As Chapter 15 of the envisaged agreement relates to disputes between the European Union and the Republic of Singapore regarding the interpretation and application of that agreement, neither does this opinion cover the issue of the jurisdiction of the Court so far as concerns the settlement of disputes within the European Union relating to the interpretation of EU law (see inter alia, in respect of that jurisdiction, judgment of 30 May 2006, Commission v Ireland (MOX plant), C‑459/03, EU:C:2006:345, paragraph 132, and Opinion 1/09 (Agreement creating a Unified Patent Litigation System) of 8 March 2011, EU:C:2011:123, paragraph 78).

303.

In the present procedure, it need only be stated that the dispute settlement regime laid down by that chapter forms part of the institutional framework for the substantive provisions of the envisaged agreement. Since that regime relates to disputes between the European Union and the Republic of Singapore, it, unlike the investor-State dispute settlement regime laid down in Section B of Chapter 9 of the envisaged agreement, is not liable to remove disputes from the jurisdiction of the courts of the Member States or of the European Union. Accordingly, the rule laid down in the case-law, recalled in paragraph 276 of this opinion, is applicable.

304.

Disputes governed by Chapter 15 may relate, inter alia, to the provisions of Section A of Chapter 9 of the envisaged agreement. Consequently, for the same reasons as those stated in paragraphs 243 and 244 of this opinion, Chapter 15 cannot be approved by the European Union alone.

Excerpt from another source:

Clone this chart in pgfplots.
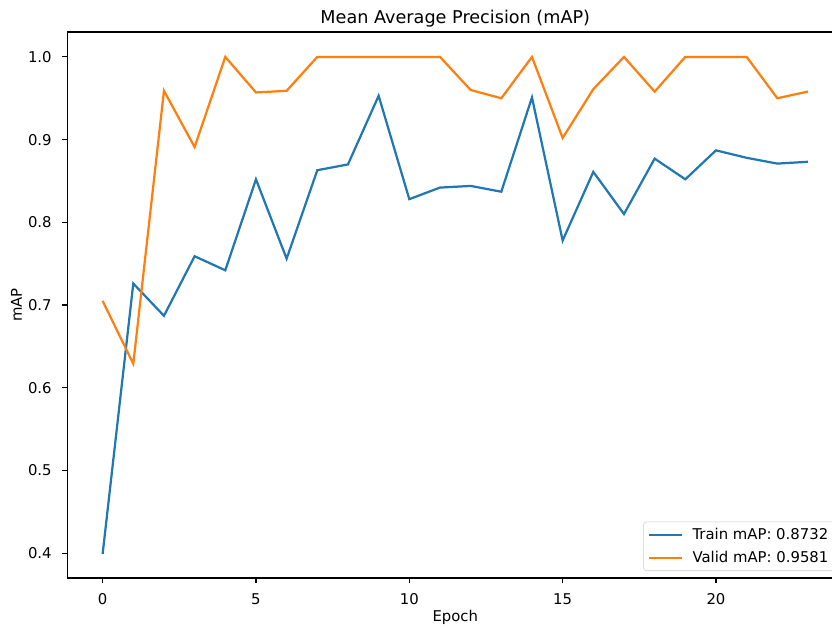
\documentclass[border=0pt]{standalone}
\usepackage{fontspec}
\setmainfont{DejaVu Sans}
\usepackage{pgfplots}
\pgfplotsset{compat=1.18}
\definecolor{mplblue}{HTML}{1F77B4}
\definecolor{mplorange}{HTML}{FF7F0E}
\newcommand{\tickfont}{\fontsize{10.7}{12.8}\selectfont}

\begin{document}
\begin{tikzpicture}
\begin{axis}[
  at={(0,0)}, anchor=south west,
  scale only axis, width=558.7pt, height=393.1pt,
  xmin=-1.15, xmax=24.15, ymin=0.37, ymax=1.03,
  xtick={0,5,10,15,20},
  ytick={0.4,0.5,0.6,0.7,0.8,0.9,1.0},
  /pgf/number format/assume math mode=true,
  tick pos=left, tick align=outside, major tick length=3.7pt,
  tick style={black, line width=0.85pt},
  axis line style={line width=0.85pt},
  tick label style={font=\tickfont},
  xticklabel style={anchor=base, inner sep=0pt, yshift=-15.3pt},
  yticklabel style={anchor=east, inner sep=0pt, xshift=-7.4pt,
    /pgf/number format/fixed, /pgf/number format/fixed zerofill, /pgf/number format/precision=1},
  title={Mean Average Precision (mAP)},
  every axis title/.style={at={(axis description cs:0.5,1)}, anchor=base, yshift=6pt, inner sep=0pt, font=\fontsize{12.7}{15}\selectfont},
  xlabel={Epoch},
  ylabel={mAP},
  every axis x label/.style={at={(axis description cs:0.5,0)}, anchor=base, inner sep=0pt, yshift=-31.5pt, font=\tickfont},
  every axis y label/.style={at={(axis description cs:-0.0587,0.5)}, rotate=90, anchor=base, inner sep=0pt, font=\tickfont},
  legend style={at={(rel axis cs:1,0)}, anchor=south east, xshift=-5pt, yshift=5pt,
    draw=black!20, rounded corners=2.5pt, fill=white, fill opacity=0.8, text opacity=1, draw opacity=1,
    inner xsep=3.5pt, inner ysep=2.5pt, row sep=3pt, font=\tickfont,
    /tikz/every odd column/.append style={column sep=4.5pt}},
  legend cell align=left,
  legend image code/.code={\draw[#1] (0pt,0pt) -- (23.8pt,0pt);},
]
\addplot[mplblue, line width=1.6pt] coordinates {
  (0,0.399) (1,0.726) (2,0.687) (3,0.759) (4,0.742) (5,0.852) (6,0.756) (7,0.863)
  (8,0.870) (9,0.953) (10,0.828) (11,0.842) (12,0.844) (13,0.837) (14,0.951) (15,0.778)
  (16,0.861) (17,0.810) (18,0.877) (19,0.852) (20,0.887) (21,0.878) (22,0.871) (23,0.8732)
};
\addlegendentry{Train mAP: 0.8732}
\addplot[mplorange, line width=1.6pt] coordinates {
  (0,0.705) (1,0.629) (2,0.959) (3,0.891) (4,1.0) (5,0.957) (6,0.959) (7,1.0)
  (8,1.0) (9,1.0) (10,1.0) (11,1.0) (12,0.960) (13,0.950) (14,1.0) (15,0.902)
  (16,0.961) (17,1.0) (18,0.958) (19,1.0) (20,1.0) (21,1.0) (22,0.950) (23,0.9581)
};
\addlegendentry{Valid mAP: 0.9581}
\end{axis}
\pgfresetboundingbox
\path[use as bounding box] (-48.5pt,-36pt) rectangle (550.6pt,416.2pt);
\end{tikzpicture}
\end{document}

Answer to the request for an opinion

305.

It follows from all the foregoing considerations that the envisaged agreement falls within the exclusive competence of the European Union, with the exception of the following provisions, which fall within a competence shared between the European Union and the Member States:

the provisions of Section A (Investment Protection) of Chapter 9 (Investment) of that agreement, in so far as they relate to non-direct investment between the European Union and the Republic of Singapore;

the provisions of Section B (Investor-State Dispute Settlement) of Chapter 9; and

the provisions of Chapters 1 (Objectives and General Definitions), 14 (Transparency), 15 (Dispute Settlement between the Parties), 16 (Mediation Mechanism) and 17 (Institutional, General and Final Provisions) of that agreement, in so far as those provisions relate to the provisions of Chapter 9 and to the extent that the latter fall within a competence shared between the European Union and the Member States.

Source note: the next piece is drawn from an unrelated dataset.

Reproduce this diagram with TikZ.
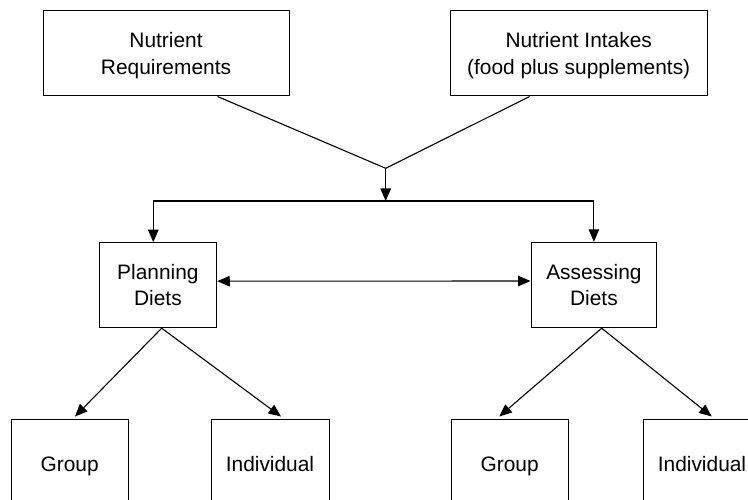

Consequently, the Court (Full Court) gives the following Opinion:

The Free Trade Agreement between the European Union and the Republic of Singapore falls within the exclusive competence of the European Union, with the exception of the following provisions, which fall within a competence shared between the European Union and the Member States:

the provisions of Section A (Investment Protection) of Chapter 9 (Investment) of that agreement, in so far as they relate to non-direct investment between the European Union and the Republic of Singapore;

the provisions of Section B (Investor-State Dispute Settlement) of Chapter 9; and

the provisions of Chapters 1 (Objectives and General Definitions), 14 (Transparency), 15 (Dispute Settlement between the Parties), 16 (Mediation Mechanism) and 17 (Institutional, General and Final Provisions) of that agreement, in so far as those provisions relate to the provisions of Chapter 9 and to the extent that the latter fall within a competence shared between the European Union and the Member States.

Lenaerts Tizzano Silva de Lapuerta

Ilešič Bay Larsen von Danwitz

Da Cruz Vilaça Juhász Berger

Prechal Vilaras Regan

Rosas Borg Barthet Malenovský

Bonichot Arabadjiev Toader

Šváby Jarašiūnas Fernlund

Vajda Biltgen

Jürimäe Lycourgos

Delivered in open court in Luxembourg on 16 May 2017.